Heat (grizzy) metric collection mechanism
Heat (grizzy) metric collection mechanism
The diagram above illustrates how the metric collection works in grizzly heat - all metric data is collected via a "cfn-push-stats" agent (typically via a cron job defined in the stack template), which requires credentials (a keystone ec2-keypair) to be deployed inside the instance.  The metric data is stored in the heat-engine database, and a periodic task evaluates the currently stored data against the alarm thresholds defined in the template.  All in all, a crude (but simple) mechanism which has proven sufficient for initial Heat development purposes in the absence of ceilometer metric/alarm functionality.

The Havana Heat metric collection mechanism will look different, introducing a dependency on the ceilometer service, which can provide access to the hypervisor level statistics, avoiding the in-instance aspect of the method described above for many metric types:

Heat (Havana) metric collection/alarms via Ceilometer
Heat (Havana) metric collection/alarms via Ceilometer
We are also planning to support a compatibility mode (probably for one release cycle) which will allow existing templates using cfn-push-stats to work with the new Ceilometer based alarm mechanism:


This should allow existing users of the Heat metric/alarm features time to migrate to the new metric collection method, and also give us time to work out if a Ceilometer tool or agent will be developed which can replace cfn-push-stats (or if cfn-push-stats can be reworked to direct metric data to a Ceilometer API equivalent of PutMetricData), the exact way forward here is still under discussion.

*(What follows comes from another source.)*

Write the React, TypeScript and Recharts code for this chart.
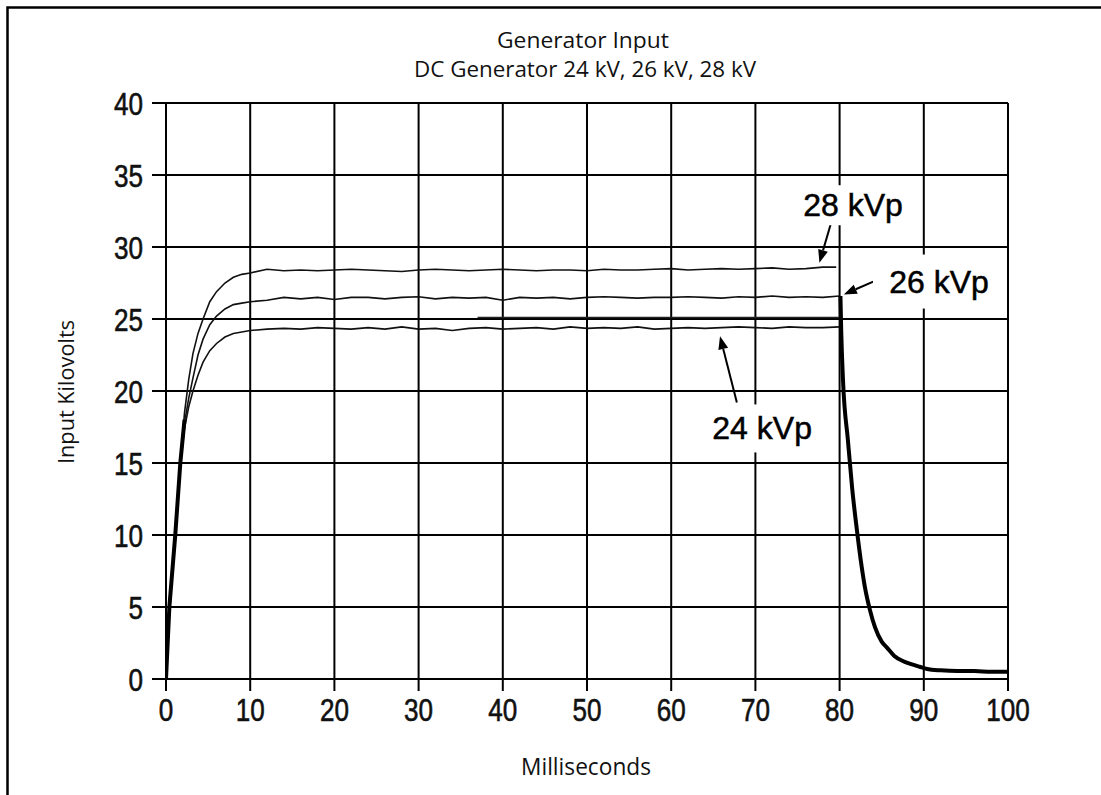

Keystone Trusts Integration

Work is in-progress to integrate with the Keystone explicit impersonation "Trusts" feature which was added as a v3 API extension for grizzly.  The initial focus will be to remove the requirement to store encrypted credentials in the Heat DB (which are used for post-create stack actions, for example AutoScaling adjustments), instead we will create a trust token with the minimum possible roles to perform these actions.

A second thread of this work is to provide an alternative to creating actual keystone users related to the User, AccessKey and WaitConditionHandle resources - because these resource depend on creating an ec2-keypair we need a way to create a keypair from a trust token, which has been proposed as a new keystone feature, but not yet implemented.  As such it's not yet clear if we'll be able to complete this second step in the Havana time-frame, but we're looking into it! :)

HOT Progress

Work has been progressing well in delivering the abstractions related to the new HOT DSL, in particular the work related to Provider resources and Environments is now largely complete, the initial "hello world" HOT parser implementation has been completed, and work is under-way completing the various additional blueprints required to enable more complex templates to be expressed.  It's a huge piece of work, but all those involved are doing a great job pushing things in the right direction.

And Much More...

There is much more that I've not covered here (more stack update improvements, more neutron fixes and functionality, heat standalone mode, converting InstanceGroups to nested stacks, event persistence, to name a few), but that's all I have time for today - hopefully the info above provides some useful context and detail!